--- begin ---

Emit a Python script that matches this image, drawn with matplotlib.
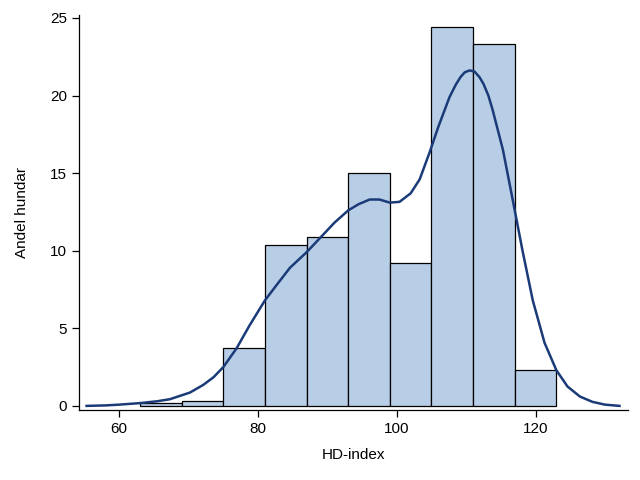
import matplotlib.pyplot as plt

# histogram bins (HD-index) and heights (Andel hundar, %)
bin_edges = [63, 69, 75, 81, 87, 93, 99, 105, 111, 117, 123]
bin_heights = [0.2, 0.3, 3.75, 10.4, 10.9, 15.0, 9.2, 24.45, 23.3, 2.3]

# density curve
kde_x = [55.3, 58, 60, 63, 65.5, 67.3, 70.2, 72.1, 73.6, 75, 76.9, 78.8, 81, 82.7,
         84.6, 87, 88.9, 91, 93, 94.5, 96.1, 97.5, 99, 100.4, 102, 103.3, 104.7,
         106, 107.6, 108.5, 109.2, 109.8, 110.5, 111.2, 111.9, 112.5, 113.2,
         113.8, 115.3, 116.7, 118.1, 119.6, 121.3, 123, 124.6, 126.4, 128.2, 130,
         132.1]
kde_y = [0.0, 0.03, 0.08, 0.18, 0.3, 0.43, 0.86, 1.35, 1.85, 2.5, 3.7, 5.2, 6.8, 7.8,
         8.9, 9.9, 10.8, 11.8, 12.6, 13.0, 13.3, 13.3, 13.1, 13.15, 13.7, 14.6, 16.3,
         18.0, 19.9, 20.7, 21.2, 21.5, 21.62, 21.55, 21.2, 20.75, 20.0,
         19.1, 16.5, 13.3, 10.05, 6.8, 4.06, 2.3, 1.25, 0.6, 0.26, 0.08, 0.0]

plt.rcParams["font.family"] = ["Liberation Sans", "DejaVu Sans"]

fig = plt.figure(figsize=(6.4, 4.8), dpi=100)
ax = fig.add_axes([0.1234, 0.146, 0.8576, 0.823])

widths = [bin_edges[i + 1] - bin_edges[i] for i in range(len(bin_heights))]
ax.bar(bin_edges[:-1], bin_heights, width=widths, align="edge",
       color="#b8cde6", edgecolor="black", linewidth=0.9)
ax.plot(kde_x, kde_y, color="#1a3a78", linewidth=1.8)

ax.set_xlim(54.2, 133.3)
ax.set_ylim(-0.26, 25.2)
ax.set_xticks([60, 80, 100, 120])
ax.set_yticks([0, 5, 10, 15, 20, 25])
ax.tick_params(labelsize=11, length=5, width=0.9, colors="black")
ax.set_xlabel("HD-index", fontsize=11, labelpad=9)
ax.set_ylabel("Andel hundar", fontsize=11, labelpad=15)

for side in ["top", "right"]:
    ax.spines[side].set_visible(False)
for side in ["left", "bottom"]:
    ax.spines[side].set_linewidth(0.9)

fig.savefig("out.png", dpi=100)
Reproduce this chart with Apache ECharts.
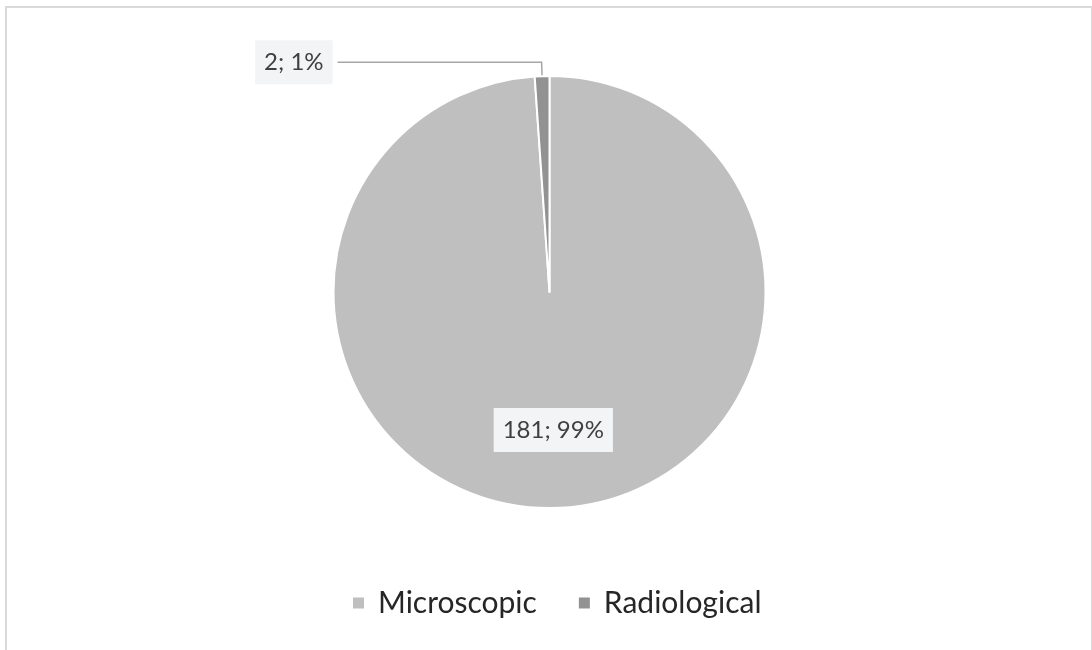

--- end ---

### Job
Give again, exactly, the lines from the start of the data through the one holding "24.45, 23.3, 2.3]"; omit the pictures.

### Full solution
Emit a Python script that matches this image, drawn with matplotlib.
import matplotlib.pyplot as plt

# histogram bins (HD-index) and heights (Andel hundar, %)
bin_edges = [63, 69, 75, 81, 87, 93, 99, 105, 111, 117, 123]
bin_heights = [0.2, 0.3, 3.75, 10.4, 10.9, 15.0, 9.2, 24.45, 23.3, 2.3]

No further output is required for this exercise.